Charts and diagrams as code

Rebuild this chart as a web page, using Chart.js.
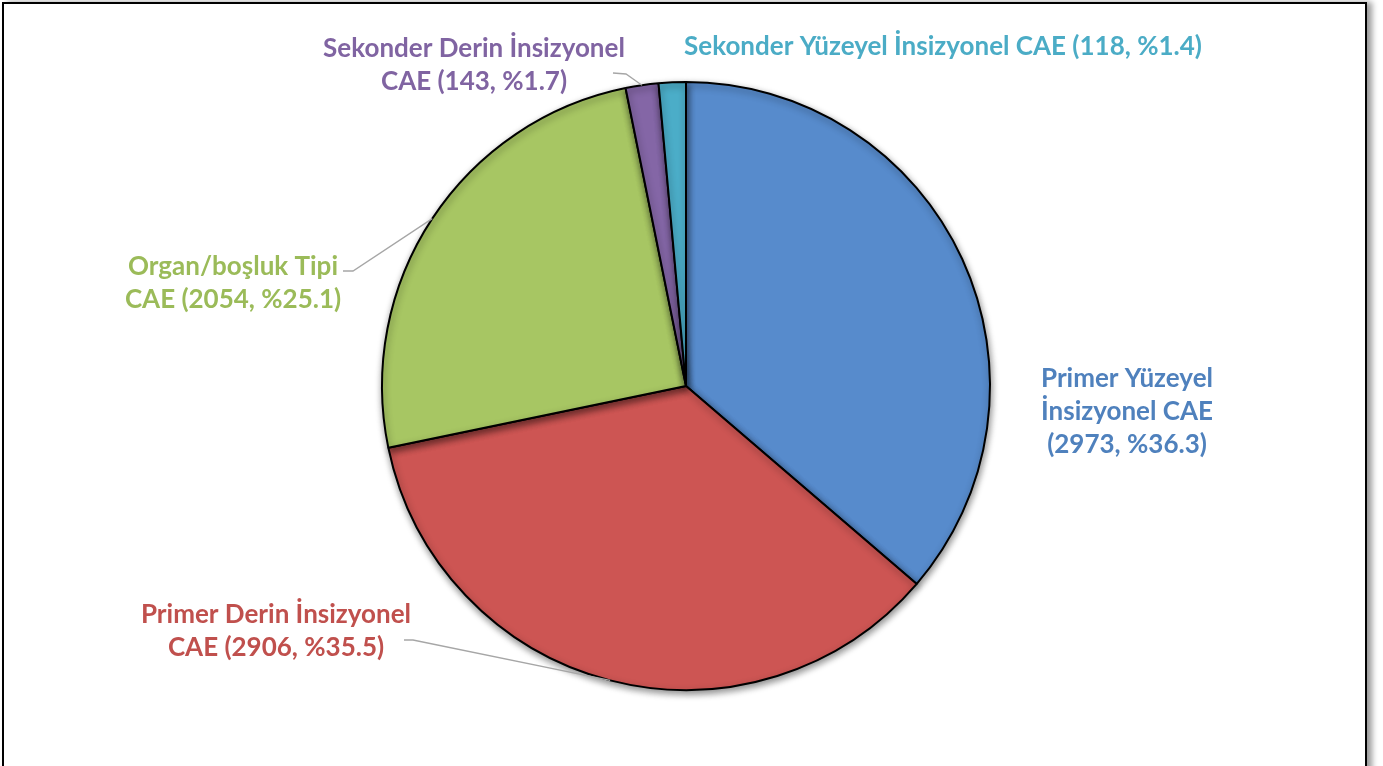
<!DOCTYPE html>
<html>
<head>
<meta charset="utf-8">
<script src="https://cdn.jsdelivr.net/npm/chart.js@4"></script>
<style>
  html, body { margin: 0; padding: 0; background: #fff; overflow: hidden; }
  #wrap { position: relative; width: 1383px; height: 766px; }
  #frame { position: absolute; left: 2px; top: 2px; width: 1361px; height: 820px;
           border: 2px solid #000; box-shadow: 5px 0 6px rgba(0,0,0,0.4); background: #fff; }
  canvas { position: absolute; left: 0; top: 0; }
</style>
</head>
<body>
<div id="wrap">
  <div id="frame"></div>
  <canvas id="c" width="1383" height="766"></canvas>
</div>
<script>
// ---- data ----
const categories = [
  'Primer Yüzeyel İnsizyonel CAE',
  'Primer Derin İnsizyonel CAE',
  'Organ/boşluk Tipi CAE',
  'Sekonder Derin İnsizyonel CAE',
  'Sekonder Yüzeyel İnsizyonel CAE'
];
const counts = [2973, 2906, 2054, 143, 118];
const percents = ['36.3', '35.5', '25.1', '1.7', '1.4'];
const labelLines = [
  ['Primer Yüzeyel', 'İnsizyonel CAE', '(2973, %36.3)'],
  ['Primer Derin İnsizyonel', 'CAE (2906, %35.5)'],
  ['Organ/boşluk Tipi', 'CAE (2054, %25.1)'],
  ['Sekonder Derin İnsizyonel', 'CAE (143, %1.7)'],
  ['Sekonder Yüzeyel İnsizyonel CAE (118, %1.4)']
];
const sliceColors = ['#578bcc', '#cd5553', '#a7c663', '#8466a6', '#4badc8'];
const textColors  = ['#4f81bd', '#c0504d', '#9bbb59', '#8064a2', '#4bacc6'];

// ---- label layout (positions only) ----
const labelLayout = [
  { cx: 1127, cy: 379, leader: null },
  { cx: 276,  cy: 615, leader: [[404, 640], [413, 640]] },
  { cx: 233,  cy: 267, leader: [[343, 271], [353, 271]] },
  { cx: 474,  cy: 49,  leader: [[613, 73], [626, 74]] },
  { cx: 943,  cy: 47,  leader: null }
];

const calloutPlugin = {
  id: 'callouts',
  beforeDatasetsDraw(chart) {
    const ctx = chart.ctx;
    ctx.save();
    ctx.shadowColor = 'rgba(0,0,0,0.45)';
    ctx.shadowBlur = 7;
    ctx.shadowOffsetX = 1;
    ctx.shadowOffsetY = 3;
  },
  afterDatasetsDraw(chart) {
    const ctx = chart.ctx;
    ctx.restore();
    const meta = chart.getDatasetMeta(0);
    ctx.save();
    meta.data.forEach((arc, i) => {
      const p = arc.getProps(['x', 'y', 'startAngle', 'endAngle', 'outerRadius'], true);
      const mid = (p.startAngle + p.endAngle) / 2;
      const ax = p.x + Math.cos(mid) * p.outerRadius;
      const ay = p.y + Math.sin(mid) * p.outerRadius;
      const L = labelLayout[i];
      if (L.leader) {
        ctx.beginPath();
        ctx.strokeStyle = '#a6a6a6';
        ctx.lineWidth = 1.3;
        ctx.moveTo(L.leader[0][0], L.leader[0][1]);
        ctx.lineTo(L.leader[1][0], L.leader[1][1]);
        ctx.lineTo(ax, ay);
        ctx.stroke();
      }
      ctx.fillStyle = textColors[i];
      ctx.font = 'bold 26px Lato';
      ctx.textAlign = 'center';
      ctx.textBaseline = 'middle';
      labelLines[i].forEach((line, k) => {
        ctx.fillText(line, L.cx, L.cy + k * 33);
      });
    });
    ctx.restore();
  }
};

new Chart(document.getElementById('c'), {
  type: 'pie',
  data: {
    labels: categories,
    datasets: [{
      data: counts,
      backgroundColor: sliceColors,
      borderColor: '#000',
      borderWidth: 2
    }]
  },
  options: {
    responsive: false,
    animation: false,
    rotation: 0,
    layout: { padding: { left: 381, right: 392, top: 81, bottom: 75 } },
    plugins: {
      legend: { display: false },
      tooltip: { enabled: false }
    }
  },
  plugins: [calloutPlugin]
});
</script>
</body>
</html>
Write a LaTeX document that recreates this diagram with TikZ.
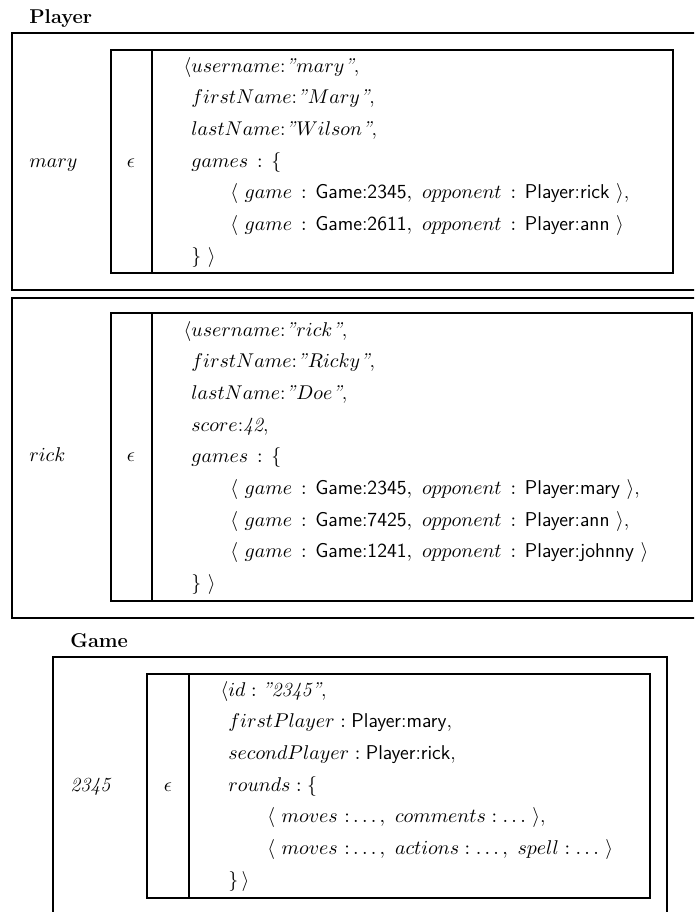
\documentclass[tikz,border=0pt]{standalone}
\usepackage{amsmath}
\usetikzlibrary{positioning}

\newcommand{\qstr}[1]{\textit{”}$#1$\textit{”}}
\newcommand{\subind}{\hspace*{21.5pt}}
\newcommand{\col}{\mathrel{\,:\,}}

\begin{document}
\begin{tikzpicture}[x=0.55pt,y=-0.55pt,
  frame/.style={line width=1.4pt},
  gframe/.style={line width=1.1pt},
  doc/.style={anchor=north west,inner sep=0pt,align=left,font=\fontsize{11}{17.4}\selectfont},
  key/.style={anchor=base west,inner sep=0pt,font=\fontsize{11}{13}\selectfont},
  eps/.style={font=\fontsize{11}{13}\selectfont},
  title/.style={anchor=base west,inner sep=0pt,font=\fontsize{11}{13}\selectfont\bfseries}]
\useasboundingbox (0,0) rectangle (694,912);
\clip (0,0) rectangle (694,912);

% Player: mary
\node[title] (player) at (29,23) {Player};
\draw[frame] (12,33) rectangle (710,290);
\draw[frame] (111,50) rectangle (673,273);
\draw[frame] (152,50) -- (152,273);
\node[key] (mary) at (29,167) {$mary$};
\node[eps] (maryeps) at (131,163) {$\epsilon$};
\node[doc] (marydoc) at (191,57) {%
\llap{$\langle$}$username$:\qstr{mary},\\
$firstName$:\qstr{Mary},\\
$lastName$:\qstr{Wilson},\\
$games \col \{$\\
\subind$\langle\ game \col \textsf{Game:2345},\ opponent \col \textsf{Player:rick}\ \rangle$,\\
\subind$\langle\ game \col \textsf{Game:2611},\ opponent \col \textsf{Player:ann}\ \rangle$\\
$\}\ \rangle$};

% Player: rick
\draw[frame] (12,298) rectangle (710,618);
\draw[frame] (111,313) rectangle (692,601);
\draw[frame] (152,313) -- (152,601);
\node[key] (rick) at (29,461) {$rick$};
\node[eps] (rickeps) at (131,457) {$\epsilon$};
\node[doc] (rickdoc) at (191,321) {%
\llap{$\langle$}$username$:\qstr{rick},\\
$firstName$:\qstr{Ricky},\\
$lastName$:\qstr{Doe},\\
$score$:\textit{42},\\
$games \col \{$\\
\subind$\langle\ game \col \textsf{Game:2345},\ opponent \col \textsf{Player:mary}\ \rangle$,\\
\subind$\langle\ game \col \textsf{Game:7425},\ opponent \col \textsf{Player:ann}\ \rangle$,\\
\subind$\langle\ game \col \textsf{Game:1241},\ opponent \col \textsf{Player:johnny}\ \rangle$\\
$\}\ \rangle$};

% Game
\node[title] (game) at (70,647) {Game};
\draw[gframe] (53,657) rectangle (667,930);
\draw[gframe] (147,674) rectangle (650,898);
\draw[gframe] (189,674) -- (189,898);
\node[key] (g2345) at (70,791) {\textit{2345}};
\node[eps] (gameeps) at (168,787) {$\epsilon$};
\node[doc] (gamedoc) at (228,681) {%
\llap{$\langle$}$id : \textit{”2345”}$,\\
$firstPlayer : \textsf{Player:mary}$,\\
$secondPlayer : \textsf{Player:rick}$,\\
$rounds : \{$\\
\subind$\langle\ moves\ {:}\ldots,\ comments : \ldots\ \rangle$,\\
\subind$\langle\ moves\ {:}\ldots,\ actions : \ldots,\ spell : \ldots\ \rangle$\\
$\}\,\rangle$};
\end{tikzpicture}
\end{document}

**GOAL OF THE EXERCISE:** Every record gets retyped exactly; no picture goes into the copy.

**SOLUTION FOR THIS PROBLEM:**
Rebuild this chart as a web page, using Chart.js.
<!DOCTYPE html>
<html>
<head>
<meta charset="utf-8">
<script src="https://cdn.jsdelivr.net/npm/chart.js@4"></script>
<style>
  html, body { margin: 0; padding: 0; background: #fff; overflow: hidden; }
  #wrap { position: relative; width: 1383px; height: 766px; }
  #frame { position: absolute; left: 2px; top: 2px; width: 1361px; height: 820px;
           border: 2px solid #000; box-shadow: 5px 0 6px rgba(0,0,0,0.4); background: #fff; }
  canvas { position: absolute; left: 0; top: 0; }
</style>
</head>
<body>
<div id="wrap">
  <div id="frame"></div>
  <canvas id="c" width="1383" height="766"></canvas>
</div>
<script>
// ---- data ----
const categories = [
  'Primer Yüzeyel İnsizyonel CAE',
  'Primer Derin İnsizyonel CAE',
  'Organ/boşluk Tipi CAE',
  'Sekonder Derin İnsizyonel CAE',
  'Sekonder Yüzeyel İnsizyonel CAE'
];
const counts = [2973, 2906, 2054, 143, 118];
const percents = ['36.3', '35.5', '25.1', '1.7', '1.4'];
const labelLines = [
  ['Primer Yüzeyel', 'İnsizyonel CAE', '(2973, %36.3)'],
  ['Primer Derin İnsizyonel', 'CAE (2906, %35.5)'],
  ['Organ/boşluk Tipi', 'CAE (2054, %25.1)'],
  ['Sekonder Derin İnsizyonel', 'CAE (143, %1.7)'],
  ['Sekonder Yüzeyel İnsizyonel CAE (118, %1.4)']
];
const sliceColors = ['#578bcc', '#cd5553', '#a7c663', '#8466a6', '#4badc8'];
const textColors  = ['#4f81bd', '#c0504d', '#9bbb59', '#8064a2', '#4bacc6'];

// ---- label layout (positions only) ----
const labelLayout = [
  { cx: 1127, cy: 379, leader: null },
  { cx: 276,  cy: 615, leader: [[404, 640], [413, 640]] },
  { cx: 233,  cy: 267, leader: [[343, 271], [353, 271]] },
  { cx: 474,  cy: 49,  leader: [[613, 73], [626, 74]] },
  { cx: 943,  cy: 47,  leader: null }
];

const calloutPlugin = {
  id: 'callouts',
  beforeDatasetsDraw(chart) {
    const ctx = chart.ctx;
    ctx.save();
    ctx.shadowColor = 'rgba(0,0,0,0.45)';
    ctx.shadowBlur = 7;
    ctx.shadowOffsetX = 1;
    ctx.shadowOffsetY = 3;
  },
  afterDatasetsDraw(chart) {
    const ctx = chart.ctx;
    ctx.restore();
    const meta = chart.getDatasetMeta(0);
    ctx.save();
    meta.data.forEach((arc, i) => {
      const p = arc.getProps(['x', 'y', 'startAngle', 'endAngle', 'outerRadius'], true);
      const mid = (p.startAngle + p.endAngle) / 2;
      const ax = p.x + Math.cos(mid) * p.outerRadius;
      const ay = p.y + Math.sin(mid) * p.outerRadius;
      const L = labelLayout[i];
      if (L.leader) {
        ctx.beginPath();
        ctx.strokeStyle = '#a6a6a6';
        ctx.lineWidth = 1.3;
        ctx.moveTo(L.leader[0][0], L.leader[0][1]);
        ctx.lineTo(L.leader[1][0], L.leader[1][1]);
        ctx.lineTo(ax, ay);
        ctx.stroke();
      }
      ctx.fillStyle = textColors[i];
      ctx.font = 'bold 26px Lato';
      ctx.textAlign = 'center';
      ctx.textBaseline = 'middle';
      labelLines[i].forEach((line, k) => {
        ctx.fillText(line, L.cx, L.cy + k * 33);
      });
    });
    ctx.restore();
  }
};

new Chart(document.getElementById('c'), {
  type: 'pie',
  data: {
    labels: categories,
    datasets: [{
      data: counts,
      backgroundColor: sliceColors,
      borderColor: '#000',
      borderWidth: 2
    }]
  },
  options: {
    responsive: false,
    animation: false,
    rotation: 0,
    layout: { padding: { left: 381, right: 392, top: 81, bottom: 75 } },
    plugins: {
      legend: { display: false },
      tooltip: { enabled: false }
    }
  },
  plugins: [calloutPlugin]
});
</script>
</body>
</html>
Write a LaTeX document that recreates this diagram with TikZ.
\documentclass[tikz,border=0pt]{standalone}
\usepackage{amsmath}
\usetikzlibrary{positioning}

\newcommand{\qstr}[1]{\textit{”}$#1$\textit{”}}
\newcommand{\subind}{\hspace*{21.5pt}}
\newcommand{\col}{\mathrel{\,:\,}}

\begin{document}
\begin{tikzpicture}[x=0.55pt,y=-0.55pt,
  frame/.style={line width=1.4pt},
  gframe/.style={line width=1.1pt},
  doc/.style={anchor=north west,inner sep=0pt,align=left,font=\fontsize{11}{17.4}\selectfont},
  key/.style={anchor=base west,inner sep=0pt,font=\fontsize{11}{13}\selectfont},
  eps/.style={font=\fontsize{11}{13}\selectfont},
  title/.style={anchor=base west,inner sep=0pt,font=\fontsize{11}{13}\selectfont\bfseries}]
\useasboundingbox (0,0) rectangle (694,912);
\clip (0,0) rectangle (694,912);

% Player: mary
\node[title] (player) at (29,23) {Player};
\draw[frame] (12,33) rectangle (710,290);
\draw[frame] (111,50) rectangle (673,273);
\draw[frame] (152,50) -- (152,273);
\node[key] (mary) at (29,167) {$mary$};
\node[eps] (maryeps) at (131,163) {$\epsilon$};
\node[doc] (marydoc) at (191,57) {%
\llap{$\langle$}$username$:\qstr{mary},\\
$firstName$:\qstr{Mary},\\
$lastName$:\qstr{Wilson},\\
$games \col \{$\\
\subind$\langle\ game \col \textsf{Game:2345},\ opponent \col \textsf{Player:rick}\ \rangle$,\\
\subind$\langle\ game \col \textsf{Game:2611},\ opponent \col \textsf{Player:ann}\ \rangle$\\
$\}\ \rangle$};

% Player: rick
\draw[frame] (12,298) rectangle (710,618);
\draw[frame] (111,313) rectangle (692,601);
\draw[frame] (152,313) -- (152,601);
\node[key] (rick) at (29,461) {$rick$};
\node[eps] (rickeps) at (131,457) {$\epsilon$};
\node[doc] (rickdoc) at (191,321) {%
\llap{$\langle$}$username$:\qstr{rick},\\
$firstName$:\qstr{Ricky},\\
$lastName$:\qstr{Doe},\\
$score$:\textit{42},\\
$games \col \{$\\
\subind$\langle\ game \col \textsf{Game:2345},\ opponent \col \textsf{Player:mary}\ \rangle$,\\
\subind$\langle\ game \col \textsf{Game:7425},\ opponent \col \textsf{Player:ann}\ \rangle$,\\
\subind$\langle\ game \col \textsf{Game:1241},\ opponent \col \textsf{Player:johnny}\ \rangle$\\
$\}\ \rangle$};

% Game
\node[title] (game) at (70,647) {Game};
\draw[gframe] (53,657) rectangle (667,930);
\draw[gframe] (147,674) rectangle (650,898);
\draw[gframe] (189,674) -- (189,898);
\node[key] (g2345) at (70,791) {\textit{2345}};
\node[eps] (gameeps) at (168,787) {$\epsilon$};
\node[doc] (gamedoc) at (228,681) {%
\llap{$\langle$}$id : \textit{”2345”}$,\\
$firstPlayer : \textsf{Player:mary}$,\\
$secondPlayer : \textsf{Player:rick}$,\\
$rounds : \{$\\
\subind$\langle\ moves\ {:}\ldots,\ comments : \ldots\ \rangle$,\\
\subind$\langle\ moves\ {:}\ldots,\ actions : \ldots,\ spell : \ldots\ \rangle$\\
$\}\,\rangle$};
\end{tikzpicture}
\end{document}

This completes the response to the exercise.